Niemoeller faced squarely the temptation to compromise under this pressure. He asked, “Is it not more honest, is it not more fitting to make peace with the old world [that is, Hitler’s regime], the pre-Easter world, which is after all showing itself very much stronger and more enduring than we thought or suspected?” Then he spoke of the folly of such thinking. “It is better for us not to trust what our eyes see, for that will pass away! And [Jesus] tells us, ‘Blessed are those who have not seen, and yet have believed’”. And why is that so? Niemoeller says,

Throughout the centuries, the risen Christ has gone before his community, and today too he goes before us. His victory will be our victory also.

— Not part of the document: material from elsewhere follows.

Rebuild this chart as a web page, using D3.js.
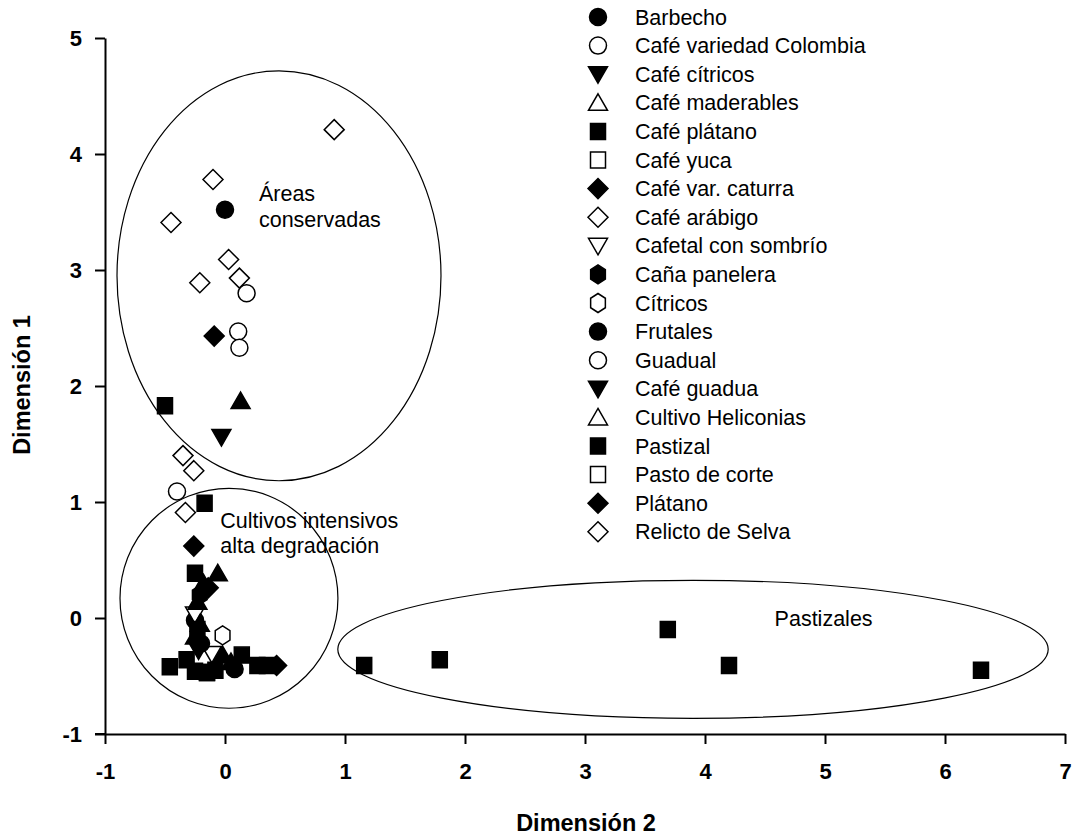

And just as our fathers in the faith believed in him with that assurance which the risen Christ gave to his first disciples, so we too are sure and will continue to proclaim… what makes us glad deep down in our hearts, in the ups and downs amidst which we live…. I think what makes us glad with a great joy is this: “The Lord is risen; he is really and truly risen!”

Hitler, of course, who was reigning supreme at that time died in disgrace, and his name is associated with some of the most terrible depths of human degradation. Niemoeller, on the other hand, suffered pain and humiliation because of his principles. But today is regarded a great hero.

It is my hope that the message of Easter will give followers of Jesus the courage to pay the price required to be faithful to their principles. We know that our sacrifices will ultimately yield a great victory like it did for our Master Jesus. This is a powerful incentive to resist the tide of corruption, violence, revenge and prejudice that seems to have engulfed our country at this time. Many when tempted to bribe or lie say that they cannot avoid doing it if they are to survive in society. The message of Easter tells them that this is a very short-sighted approach. Evil does hold sway for a time, but justice will finally triumph.